How Many Rational Zeros Does the Polynomial f(x) = x³ + 4x² - 4x - 16 Have?

[Greywolfe1982]

Homework Statement

Consider
f(x) = x^3 + 4x^2 − 4x − 16.
a) How many possible rational zeros does f(x) have?
1. None
2. Two
3. Ten
4. Three
5. Five

The Attempt at a Solution

My first response was answer 4. - Three zeroes. I
a) solved for the zeroes on paper
b) graphed it on a graphing calculator
c) realized that a third degree polynomial can have three zeroes
d) answered the next question, asking what the zeroes were, correctly.

Apparently I'm misunderstanding the question though, because answer 4 is not correct. So just what is the question asking? I thought it was simply "how many zeroes does it have", but I guess I'm missing something.

 

[n!kofeyn]

The question asks: How many possible rational zeros does f(x) have? I think it is a bad question though, because the polynomial has a possibly of having 3 zeros, and if I'm not mistaken, all of these zeros could potentially be rational.

 

[Greywolfe1982]

All of the zeroes are rational - I'm going off memory, but I believe they were -4, -2, and 2. Regardless, they were all integers. That's why I'm so confused.

 

[n!kofeyn]

All of the zeroes are rational - I'm going off memory, but I believe they were -4, -2, and 2. Regardless, they were all integers. That's why I'm so confused.

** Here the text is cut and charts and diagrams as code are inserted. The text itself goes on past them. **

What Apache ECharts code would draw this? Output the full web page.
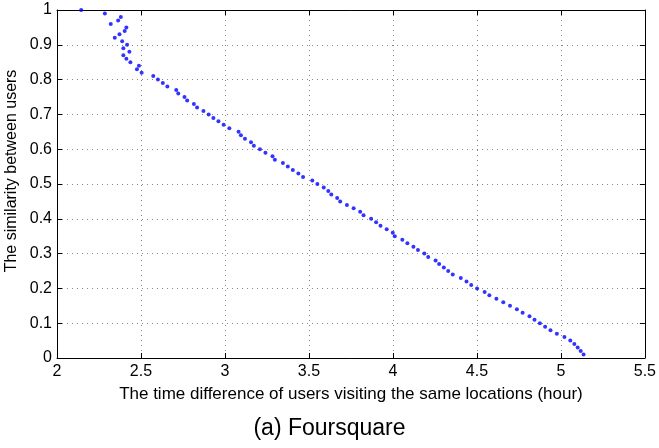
<!DOCTYPE html>
<html>
<head>
<meta charset="utf-8">
<script src="https://cdn.jsdelivr.net/npm/echarts@6/dist/echarts.min.js"></script>
<style>
  html, body { margin: 0; padding: 0; background: #fff; }
  #chart { width: 659px; height: 448px; }
</style>
</head>
<body>
<div id="chart"></div>
<script>
// time difference (hour) of each point
const timeDiff = [
  2.144, 2.285, 2.380, 2.364, 2.320, 2.413, 2.403, 2.372, 2.344, 2.388,
  2.417, 2.395, 2.431, 2.395, 2.413, 2.437, 2.488, 2.476, 2.504, 2.573,
  2.601, 2.630, 2.657, 2.710, 2.722, 2.759, 2.775, 2.815, 2.834, 2.872,
  2.903, 2.931, 2.961, 2.992, 3.026, 3.081, 3.095, 3.119, 3.155, 3.172,
  3.208, 3.241, 3.283, 3.297, 3.345, 3.374, 3.404, 3.437, 3.465, 3.520,
  3.550, 3.588, 3.615, 3.633, 3.668, 3.686, 3.726, 3.766, 3.805, 3.825,
  3.870, 3.900, 3.926, 3.963, 3.999, 4.011, 4.056, 4.086, 4.122, 4.149,
  4.187, 4.210, 4.254, 4.275, 4.303, 4.329, 4.356, 4.404, 4.438, 4.466,
  4.501, 4.546, 4.574, 4.616, 4.657, 4.697, 4.738, 4.772, 4.813, 4.843,
  4.875, 4.906, 4.938, 4.976, 5.021, 5.056, 5.080, 5.100, 5.118, 5.135
];
// similarity of each point
const similarity = [
  1.00, 0.99, 0.98, 0.97, 0.96, 0.95, 0.94, 0.93, 0.92, 0.91,
  0.90, 0.89, 0.88, 0.87, 0.86, 0.85, 0.84, 0.83, 0.82, 0.81,
  0.80, 0.79, 0.78, 0.77, 0.76, 0.75, 0.74, 0.73, 0.72, 0.71,
  0.70, 0.69, 0.68, 0.67, 0.66, 0.65, 0.64, 0.63, 0.62, 0.61,
  0.60, 0.59, 0.58, 0.57, 0.56, 0.55, 0.54, 0.53, 0.52, 0.51,
  0.50, 0.49, 0.48, 0.47, 0.46, 0.45, 0.44, 0.43, 0.42, 0.41,
  0.40, 0.39, 0.38, 0.37, 0.36, 0.35, 0.34, 0.33, 0.32, 0.31,
  0.30, 0.29, 0.28, 0.27, 0.26, 0.25, 0.24, 0.23, 0.22, 0.21,
  0.20, 0.19, 0.18, 0.17, 0.16, 0.15, 0.14, 0.13, 0.12, 0.11,
  0.10, 0.09, 0.08, 0.07, 0.06, 0.05, 0.04, 0.03, 0.02, 0.01
];

const xLabel = 'The time difference of users visiting the same locations (hour)';
const yLabel = 'The similarity between users';
const caption = '(a) Foursquare';

const font = '"Liberation Sans", Arial, Helvetica, sans-serif';
const points = timeDiff.map((x, i) => [x, similarity[i]]);

const chart = echarts.init(document.getElementById('chart'));

// matlab style: black box, ticks inside on all four sides, dotted grid
const gridLine = { show: true, lineStyle: { color: '#888', width: 1, type: [1, 4] } };
const boxLine = { show: true, onZero: false, lineStyle: { color: '#000', width: 1 } };
const tick = { show: true, inside: true, length: 5, lineStyle: { color: '#000' } };

const option = {
    animation: false,
    backgroundColor: '#fff',
    title: {
        text: caption,
        left: 'center',
        top: 412,
        textStyle: { fontFamily: font, fontSize: 23, fontWeight: 'normal', color: '#000' }
    },
    grid: { left: 57, right: 10, top: 10, bottom: 90 },
    xAxis: [{
        type: 'value', min: 2, max: 5.5, interval: 0.5,
        name: xLabel, nameLocation: 'middle', nameGap: 28,
        nameTextStyle: { fontFamily: font, fontSize: 17, color: '#000' },
        axisLine: boxLine, axisTick: tick, splitLine: gridLine,
        axisLabel: { margin: 6, fontFamily: font, fontSize: 16, color: '#000',
                     showMinLabel: true, showMaxLabel: true }
    }, {
        type: 'value', position: 'top', min: 2, max: 5.5, interval: 0.5,
        axisLine: boxLine, axisTick: tick, splitLine: { show: false },
        axisLabel: { show: false }
    }],
    yAxis: [{
        type: 'value', min: 0, max: 1, interval: 0.1,
        axisLine: boxLine, axisTick: tick, splitLine: gridLine,
        axisLabel: { margin: 5, fontFamily: font, fontSize: 16, color: '#000',
                     showMinLabel: true, showMaxLabel: true }
    }, {
        type: 'value', position: 'right', min: 0, max: 1, interval: 0.1,
        axisLine: boxLine, axisTick: tick, splitLine: { show: false },
        axisLabel: { show: false }
    }],
    graphic: [{
        type: 'text',
        x: 12, y: 171,
        rotation: Math.PI / 2,
        style: {
            text: yLabel, fontFamily: font, fontSize: 16, fill: '#000',
            align: 'center', verticalAlign: 'middle'
        }
    }],
    series: [{
        type: 'scatter',
        data: points,
        symbol: 'circle',
        symbolSize: 4,
        itemStyle: { color: '#0000ff' }
    }]
};

chart.setOption(option);
</script>
</body>
</html>
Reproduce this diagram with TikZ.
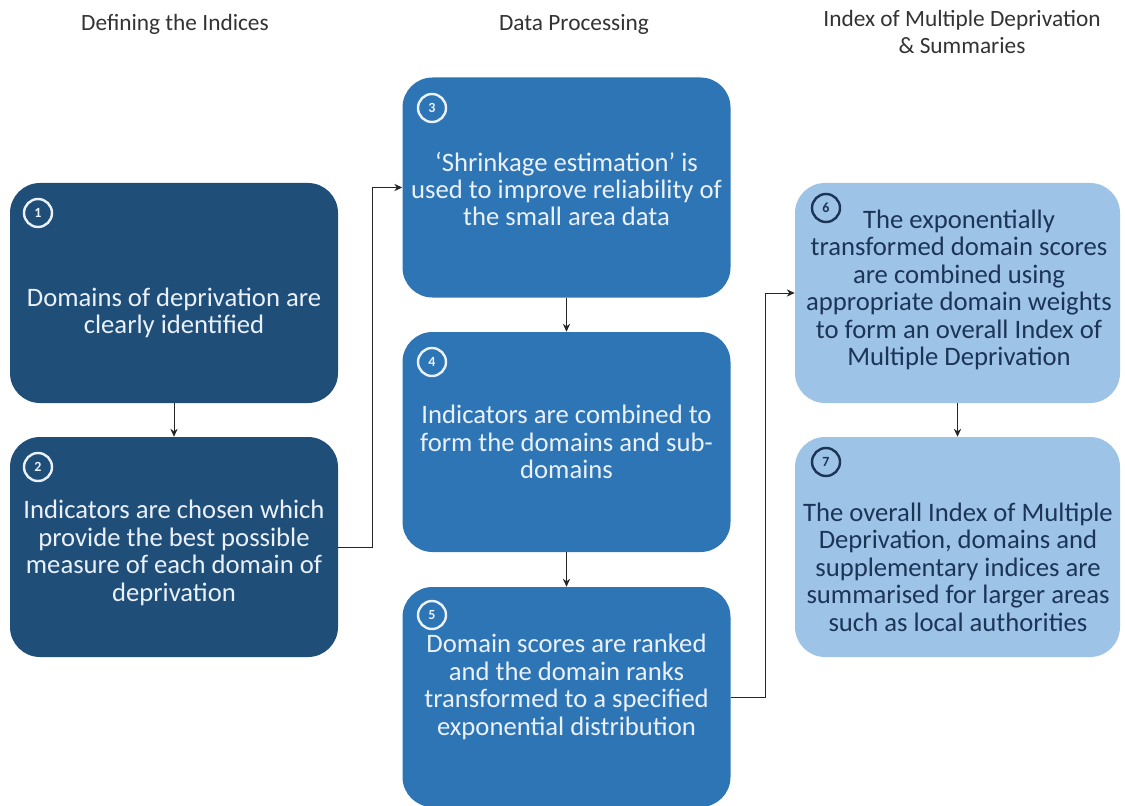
\documentclass[tikz,border=0pt]{standalone}
\usepackage{fontspec}
\setmainfont{Carlito}
\usetikzlibrary{arrows.meta}

\newlength{\px}
\setlength{\px}{0.75pt}

\definecolor{darkstep}{HTML}{1F4E79}
\definecolor{midstep}{HTML}{2E75B6}
\definecolor{lightstep}{HTML}{9DC3E6}
\definecolor{paletext}{HTML}{EAF1FA}
\definecolor{navytext}{HTML}{1C3557}
\definecolor{headtext}{HTML}{333333}

\begin{document}
\begin{tikzpicture}[x=1\px, y=-1\px,
  stagebox/.style={rounded corners=30\px, minimum width=328\px, minimum height=220\px, inner sep=0pt},
  darkbox/.style={stagebox, fill=darkstep},
  midbox/.style={stagebox, fill=midstep},
  lightbox/.style={stagebox, fill=lightstep},
  boxtext/.style={align=center, font=\fontsize{20}{20.6}\selectfont, inner sep=0pt},
  stepnum/.style={circle, draw=#1, text=#1, line width=2.4\px, minimum size=28\px, inner sep=0pt, font=\fontsize{10.5}{10.5}\selectfont\bfseries},
  headline/.style={align=center, text=headtext, font=\fontsize{17.5}{20.3}\selectfont, inner sep=0pt},
  flow/.style={draw=black!85, line width=1\px, -{Stealth[length=6pt, width=5.5pt]}}
]
\useasboundingbox (0,0) rectangle (1125,806);

% column headings
\node[headline, anchor=base] (h1) at (175,31) {Defining the Indices};
\node[headline, anchor=base] (h2) at (574,31) {Data Processing};
\node[headline] (h3) at (962,32) {Index of Multiple Deprivation\\\& Summaries};

% boxes
\node[darkbox] (b1) at (174,293) {};
\node[darkbox] (b2) at (174,547) {};
\node[midbox] (b3) at (566.5,187.5) {};
\node[midbox] (b4) at (566.5,442) {};
\node[midbox] (b5) at (566.5,697) {};
\node[lightbox, minimum width=325\px] (b6) at (957.5,293) {};
\node[lightbox, minimum width=325\px] (b7) at (957.5,547) {};

% numbers
\node[stepnum=paletext] (n1) at (38,213) {1};
\node[stepnum=paletext] (n2) at (38,467) {2};
\node[stepnum=paletext] (n3) at (432,108) {3};
\node[stepnum=paletext] (n4) at (432,362) {4};
\node[stepnum=paletext] (n5) at (432,615) {5};
\node[stepnum=navytext] (n6) at (826,208) {6};
\node[stepnum=navytext] (n7) at (826,462) {7};

% texts
\node[boxtext, text=paletext] (t1) at (174,313) {Domains of deprivation are\\clearly identified};
\node[boxtext, text=paletext] (t2) at (174,553) {Indicators are chosen which\\provide the best possible\\measure of each domain of\\deprivation};
\node[boxtext, text=paletext] (t3) at (566.5,189) {`Shrinkage estimation' is\\used to improve reliability of\\the small area data};
\node[boxtext, text=paletext] (t4) at (566.5,442) {Indicators are combined to\\form the domains and sub-\\domains};
\node[boxtext, text=paletext] (t5) at (566.5,687) {Domain scores are ranked\\and the domain ranks\\transformed to a specified\\exponential distribution};
\node[boxtext, text=navytext] (t6) at (959,290) {The exponentially\\transformed domain scores\\are combined using\\appropriate domain weights\\to form an overall Index of\\Multiple Deprivation};
\node[boxtext, text=navytext] (t7) at (958,567) {The overall Index of Multiple\\Deprivation, domains and\\supplementary indices are\\summarised for larger areas\\such as local authorities};

% connectors
\draw[flow] (b1) -- (b2);
\draw[flow] (b2.east) -- ++(34,0) |- (b3.west);
\draw[flow] (b3) -- (b4);
\draw[flow] (b4) -- (b5);
\draw[flow] (b5.east) -- ++(35,0) |- (b6.west);
\draw[flow] (b6) -- (b7);
\end{tikzpicture}
\end{document}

Then it appears that the answer is incorrect.

 

[Tedjn]

It is possible that the question is asking how many different values are possible for a rational root from the rational roots theorem. I agree that it is a poorly worded question.

 

[Greywolfe1982]

So the answer is 5...correct?

 

[Tedjn]

Actually, I remembered that rational roots allows both positive and negative roots, so I would say 10... but who knows how this question is to be interpreted. Five is the closest to any sort of right answer if three isn't correct.

 

[Mark44]

The question might be asking how many rational candidates are there for zeroes in this cubic. If that's the correct interpretation, then the answer is ten. The candidates are $\pm$ 1, $\pm$ 2, $\pm$ 4, $\pm$ 8, and $\pm$ 16.

 

[Greywolfe1982]

Thought about it some more and remembered it's plus or minus, came on here and read what I was thinking.

Thanks guys

 

[HallsofIvy]

As n!kofeyn said, that is a badly worded question. Obviously, a cubic equation cannot have more than 3 zeros and so not more than three possible rational zeros.

However, there there are 10 rational numbers that, by the rational number theorem, are possible zeros.

 

[Count Iblis]

You can always substitute x = y + p and then obtain other possible rational solutions. The intersection of all these sets of solutions is the correct answer, so I think the correct answer is 3 if there are 3 rational solutions. In fact, you can save a lot of time by shifting your variable. E.g., if you see if x = 1 is a solution you find that:

f(1) = -15

So, x = 1 is not a zero. But this result is nevertheless useful, becaus it is clear that the polynomial g(y) defined as:

g(y) = f(1+y)

has 1 as the coefficient of y^3 and the constant term is

g(0) = f(1) = -15

So, if we apply the Rational Roots Theorem to g(y), we find that the zeroes of g(y) can be:

y = ±1, ±3, ±5,±15

Since g(y) = f(1+y), this means that we need to add 1 to these numbers to obtain the possible rational zeroes of f(x):


x = 0, 2, -2, 4, -4, 6, -14, 16

If you strike out those candidates that are not on the original list, you are left with:


x = 2, -2, 4, -4, 16

If you play the same game with x = -1, you find:

f(-1) = -9

therefore putting y = -1 + x gives the candidates:

y = ±1, ±3, ±9

So,

x = -2, 0, -4, 2, -10, 8

Striking out those candidates that are not on the previous list, leaves us with:

x = -2, -4, 2

Which are the three correct solutions.